*EXERCISE TASK*
Find the line with "Reproduce this chart with matplotlib." and the line with "import matplotlib.transforms as mtransforms", then repeat both of them and every line in between exactly. Omit the pictures.

[START DATASET]

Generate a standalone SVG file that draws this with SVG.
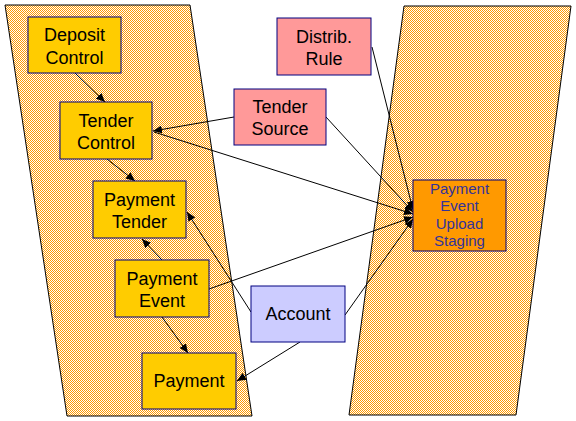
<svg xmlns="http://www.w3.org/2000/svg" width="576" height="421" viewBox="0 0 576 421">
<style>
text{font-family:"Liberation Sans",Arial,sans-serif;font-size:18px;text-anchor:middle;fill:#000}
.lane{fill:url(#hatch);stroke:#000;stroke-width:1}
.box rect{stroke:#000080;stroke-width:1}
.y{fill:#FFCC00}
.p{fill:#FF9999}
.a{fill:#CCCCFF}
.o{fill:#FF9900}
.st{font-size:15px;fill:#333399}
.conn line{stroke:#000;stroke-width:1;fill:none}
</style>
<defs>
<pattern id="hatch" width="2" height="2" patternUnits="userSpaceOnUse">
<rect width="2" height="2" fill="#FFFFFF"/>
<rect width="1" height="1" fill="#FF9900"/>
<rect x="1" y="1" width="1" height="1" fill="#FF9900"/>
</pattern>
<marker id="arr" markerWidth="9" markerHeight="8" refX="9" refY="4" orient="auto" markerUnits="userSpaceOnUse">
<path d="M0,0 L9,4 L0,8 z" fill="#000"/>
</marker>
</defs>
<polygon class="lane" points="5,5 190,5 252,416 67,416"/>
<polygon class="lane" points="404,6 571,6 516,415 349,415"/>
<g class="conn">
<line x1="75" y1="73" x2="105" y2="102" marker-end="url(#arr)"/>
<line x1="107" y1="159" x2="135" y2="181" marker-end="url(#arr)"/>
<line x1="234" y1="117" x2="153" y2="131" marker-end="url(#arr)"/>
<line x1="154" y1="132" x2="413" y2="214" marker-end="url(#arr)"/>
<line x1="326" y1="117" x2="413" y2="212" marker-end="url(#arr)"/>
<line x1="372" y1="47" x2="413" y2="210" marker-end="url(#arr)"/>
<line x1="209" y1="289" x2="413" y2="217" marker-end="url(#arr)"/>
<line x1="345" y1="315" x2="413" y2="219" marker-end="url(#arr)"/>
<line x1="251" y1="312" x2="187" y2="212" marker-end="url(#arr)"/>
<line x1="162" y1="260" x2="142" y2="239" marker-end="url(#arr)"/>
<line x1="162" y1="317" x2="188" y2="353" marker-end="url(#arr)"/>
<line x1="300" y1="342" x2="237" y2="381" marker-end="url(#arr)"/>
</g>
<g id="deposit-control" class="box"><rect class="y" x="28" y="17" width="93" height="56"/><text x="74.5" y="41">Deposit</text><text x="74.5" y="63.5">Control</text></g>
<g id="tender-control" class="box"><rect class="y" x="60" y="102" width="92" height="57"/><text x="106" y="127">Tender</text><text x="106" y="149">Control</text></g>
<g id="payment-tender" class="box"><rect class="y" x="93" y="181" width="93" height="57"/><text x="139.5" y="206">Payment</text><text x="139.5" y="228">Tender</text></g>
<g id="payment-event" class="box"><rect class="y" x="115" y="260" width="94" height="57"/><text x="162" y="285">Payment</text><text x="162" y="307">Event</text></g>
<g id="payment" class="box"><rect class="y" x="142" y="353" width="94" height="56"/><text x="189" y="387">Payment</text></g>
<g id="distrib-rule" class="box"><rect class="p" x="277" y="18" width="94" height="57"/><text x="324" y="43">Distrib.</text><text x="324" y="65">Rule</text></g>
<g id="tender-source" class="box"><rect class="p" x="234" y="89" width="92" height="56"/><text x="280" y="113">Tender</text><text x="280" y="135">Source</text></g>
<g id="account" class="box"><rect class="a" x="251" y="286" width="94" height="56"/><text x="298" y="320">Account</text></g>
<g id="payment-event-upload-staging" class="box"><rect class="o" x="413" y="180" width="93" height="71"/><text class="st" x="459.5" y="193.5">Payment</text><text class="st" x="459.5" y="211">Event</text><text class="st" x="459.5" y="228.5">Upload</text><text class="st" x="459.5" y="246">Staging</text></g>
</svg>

[END DATASET]
[START DATASET]

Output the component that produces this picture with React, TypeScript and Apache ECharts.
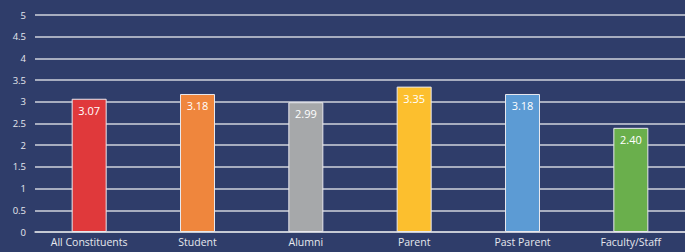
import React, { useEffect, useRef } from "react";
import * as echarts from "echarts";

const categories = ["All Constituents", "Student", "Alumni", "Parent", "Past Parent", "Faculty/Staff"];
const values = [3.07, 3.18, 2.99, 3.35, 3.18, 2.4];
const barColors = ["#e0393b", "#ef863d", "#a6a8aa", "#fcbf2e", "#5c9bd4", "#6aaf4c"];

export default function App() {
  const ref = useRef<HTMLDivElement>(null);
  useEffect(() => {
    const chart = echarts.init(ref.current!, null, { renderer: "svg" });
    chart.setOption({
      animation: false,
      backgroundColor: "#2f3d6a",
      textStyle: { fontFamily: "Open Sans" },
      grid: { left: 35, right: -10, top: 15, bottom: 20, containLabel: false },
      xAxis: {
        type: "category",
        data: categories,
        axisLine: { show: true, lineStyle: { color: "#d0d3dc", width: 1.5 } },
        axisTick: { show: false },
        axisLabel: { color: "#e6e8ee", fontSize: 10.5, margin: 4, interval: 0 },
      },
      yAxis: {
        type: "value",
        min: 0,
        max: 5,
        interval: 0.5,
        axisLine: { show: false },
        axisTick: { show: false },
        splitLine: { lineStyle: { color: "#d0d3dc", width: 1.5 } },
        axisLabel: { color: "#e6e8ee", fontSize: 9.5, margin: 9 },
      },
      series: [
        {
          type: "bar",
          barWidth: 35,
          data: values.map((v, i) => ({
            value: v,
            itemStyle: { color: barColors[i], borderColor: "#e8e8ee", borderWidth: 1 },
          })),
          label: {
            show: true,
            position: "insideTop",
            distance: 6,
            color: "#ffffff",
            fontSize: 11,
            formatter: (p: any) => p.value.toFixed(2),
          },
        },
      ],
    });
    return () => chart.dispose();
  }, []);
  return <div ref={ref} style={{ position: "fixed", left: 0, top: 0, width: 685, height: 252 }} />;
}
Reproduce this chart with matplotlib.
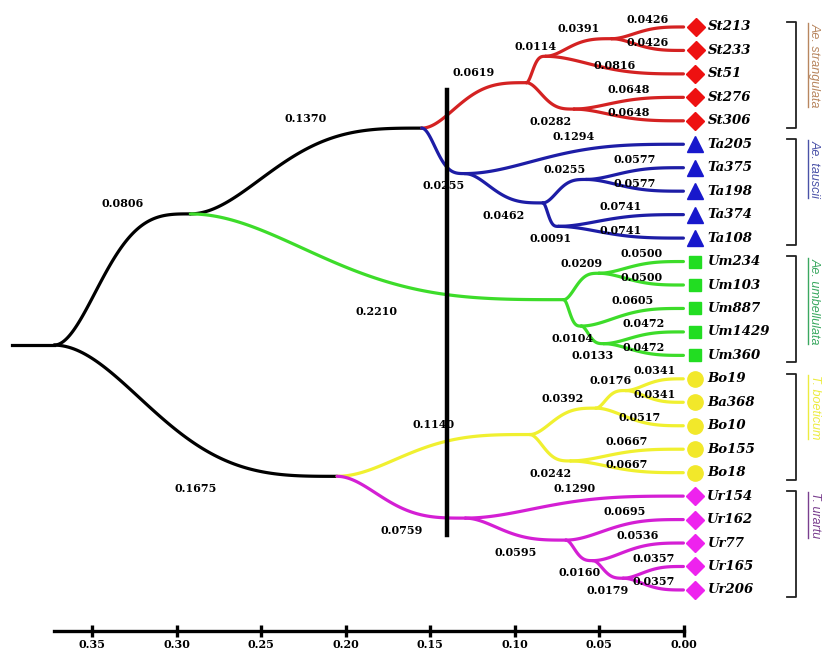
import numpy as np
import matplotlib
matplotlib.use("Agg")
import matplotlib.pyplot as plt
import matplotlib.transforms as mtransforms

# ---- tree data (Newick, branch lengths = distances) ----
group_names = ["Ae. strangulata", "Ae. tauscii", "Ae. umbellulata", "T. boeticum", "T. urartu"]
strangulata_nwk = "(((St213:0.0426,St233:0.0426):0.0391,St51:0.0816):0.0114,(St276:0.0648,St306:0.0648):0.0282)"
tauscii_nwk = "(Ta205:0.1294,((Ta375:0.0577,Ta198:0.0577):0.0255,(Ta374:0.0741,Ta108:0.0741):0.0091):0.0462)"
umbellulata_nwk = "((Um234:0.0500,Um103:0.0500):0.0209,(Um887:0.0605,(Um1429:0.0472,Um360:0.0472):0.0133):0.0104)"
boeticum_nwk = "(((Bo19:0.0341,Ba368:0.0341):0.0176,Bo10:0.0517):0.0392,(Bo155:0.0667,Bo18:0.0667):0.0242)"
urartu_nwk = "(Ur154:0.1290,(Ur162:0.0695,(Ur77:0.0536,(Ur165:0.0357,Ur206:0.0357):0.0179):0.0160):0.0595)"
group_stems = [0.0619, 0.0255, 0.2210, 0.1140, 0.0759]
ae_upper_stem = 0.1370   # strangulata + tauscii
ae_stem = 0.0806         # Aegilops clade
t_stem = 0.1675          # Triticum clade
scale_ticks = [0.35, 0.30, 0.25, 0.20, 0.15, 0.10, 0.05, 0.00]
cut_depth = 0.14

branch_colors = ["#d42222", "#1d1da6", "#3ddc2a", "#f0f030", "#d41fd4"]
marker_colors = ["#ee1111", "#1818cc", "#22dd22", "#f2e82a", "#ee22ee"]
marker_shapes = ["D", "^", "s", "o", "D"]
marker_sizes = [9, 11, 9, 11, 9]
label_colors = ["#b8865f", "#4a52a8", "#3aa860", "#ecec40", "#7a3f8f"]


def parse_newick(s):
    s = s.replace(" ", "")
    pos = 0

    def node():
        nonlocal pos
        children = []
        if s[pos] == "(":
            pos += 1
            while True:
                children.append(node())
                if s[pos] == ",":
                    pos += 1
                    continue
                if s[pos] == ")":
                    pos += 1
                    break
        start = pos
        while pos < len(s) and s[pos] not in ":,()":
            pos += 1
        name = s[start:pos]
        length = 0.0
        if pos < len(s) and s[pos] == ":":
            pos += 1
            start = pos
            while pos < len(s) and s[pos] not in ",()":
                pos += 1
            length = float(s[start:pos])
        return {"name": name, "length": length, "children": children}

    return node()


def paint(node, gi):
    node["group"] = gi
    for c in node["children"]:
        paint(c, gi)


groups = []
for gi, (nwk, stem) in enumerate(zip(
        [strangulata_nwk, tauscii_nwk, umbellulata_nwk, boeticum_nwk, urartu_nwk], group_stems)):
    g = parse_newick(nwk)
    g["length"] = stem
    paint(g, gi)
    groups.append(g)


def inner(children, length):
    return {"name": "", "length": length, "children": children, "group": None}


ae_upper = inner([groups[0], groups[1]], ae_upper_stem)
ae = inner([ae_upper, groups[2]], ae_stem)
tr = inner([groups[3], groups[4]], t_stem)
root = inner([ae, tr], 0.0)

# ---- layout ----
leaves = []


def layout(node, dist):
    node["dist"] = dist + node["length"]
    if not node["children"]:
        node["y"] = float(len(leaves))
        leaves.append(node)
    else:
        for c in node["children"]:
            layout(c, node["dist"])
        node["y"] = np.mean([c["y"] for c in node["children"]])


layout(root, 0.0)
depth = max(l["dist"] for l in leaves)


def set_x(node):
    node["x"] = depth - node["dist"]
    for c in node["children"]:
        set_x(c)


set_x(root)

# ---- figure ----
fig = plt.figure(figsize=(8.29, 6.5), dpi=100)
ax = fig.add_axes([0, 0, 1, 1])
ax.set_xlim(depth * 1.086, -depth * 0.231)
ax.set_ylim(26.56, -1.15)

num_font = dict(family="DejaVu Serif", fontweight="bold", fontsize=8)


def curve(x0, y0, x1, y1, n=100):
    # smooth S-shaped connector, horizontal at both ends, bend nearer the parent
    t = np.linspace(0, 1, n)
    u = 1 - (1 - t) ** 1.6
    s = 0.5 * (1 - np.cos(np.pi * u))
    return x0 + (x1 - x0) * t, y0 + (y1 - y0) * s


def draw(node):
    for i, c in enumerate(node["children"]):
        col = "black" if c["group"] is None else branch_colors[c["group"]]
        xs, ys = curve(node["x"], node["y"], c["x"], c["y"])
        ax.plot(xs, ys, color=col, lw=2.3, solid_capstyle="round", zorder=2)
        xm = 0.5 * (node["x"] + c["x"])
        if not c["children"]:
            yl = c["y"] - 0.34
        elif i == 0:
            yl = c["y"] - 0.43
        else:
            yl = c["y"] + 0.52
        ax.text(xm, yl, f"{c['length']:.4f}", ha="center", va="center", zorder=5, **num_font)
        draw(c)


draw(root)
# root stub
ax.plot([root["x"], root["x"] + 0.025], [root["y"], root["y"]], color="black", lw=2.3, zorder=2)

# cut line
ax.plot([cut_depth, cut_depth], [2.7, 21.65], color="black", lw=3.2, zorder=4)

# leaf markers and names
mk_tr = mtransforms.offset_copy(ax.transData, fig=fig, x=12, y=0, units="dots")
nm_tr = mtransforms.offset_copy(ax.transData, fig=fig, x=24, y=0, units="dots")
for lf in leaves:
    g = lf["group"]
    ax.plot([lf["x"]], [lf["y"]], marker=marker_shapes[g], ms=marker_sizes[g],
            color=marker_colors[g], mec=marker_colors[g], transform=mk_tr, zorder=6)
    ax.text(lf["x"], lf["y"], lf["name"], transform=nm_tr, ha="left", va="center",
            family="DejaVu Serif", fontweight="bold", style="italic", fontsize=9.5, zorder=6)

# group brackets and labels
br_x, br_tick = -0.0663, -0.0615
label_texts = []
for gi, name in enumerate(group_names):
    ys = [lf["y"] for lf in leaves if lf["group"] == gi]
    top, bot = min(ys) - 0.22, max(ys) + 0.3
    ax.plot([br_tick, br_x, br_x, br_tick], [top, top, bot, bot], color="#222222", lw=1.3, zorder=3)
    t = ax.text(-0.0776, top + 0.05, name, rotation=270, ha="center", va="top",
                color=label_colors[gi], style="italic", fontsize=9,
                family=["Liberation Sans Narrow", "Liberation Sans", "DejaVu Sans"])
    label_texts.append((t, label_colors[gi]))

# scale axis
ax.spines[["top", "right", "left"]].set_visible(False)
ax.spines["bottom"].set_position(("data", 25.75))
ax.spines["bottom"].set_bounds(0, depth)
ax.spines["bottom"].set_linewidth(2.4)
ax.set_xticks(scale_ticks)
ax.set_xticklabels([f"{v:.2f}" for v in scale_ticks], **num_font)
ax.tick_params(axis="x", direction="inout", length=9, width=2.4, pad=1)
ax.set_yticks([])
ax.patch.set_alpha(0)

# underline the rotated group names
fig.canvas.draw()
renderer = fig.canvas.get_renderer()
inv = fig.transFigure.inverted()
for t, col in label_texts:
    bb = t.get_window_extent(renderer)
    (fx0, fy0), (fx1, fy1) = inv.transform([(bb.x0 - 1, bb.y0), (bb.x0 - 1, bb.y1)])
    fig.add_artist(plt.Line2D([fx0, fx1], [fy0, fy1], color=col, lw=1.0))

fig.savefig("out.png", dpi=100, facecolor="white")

[END DATASET]

*FINISHED ANSWER*
Reproduce this chart with matplotlib.
import numpy as np
import matplotlib
matplotlib.use("Agg")
import matplotlib.pyplot as plt
import matplotlib.transforms as mtransforms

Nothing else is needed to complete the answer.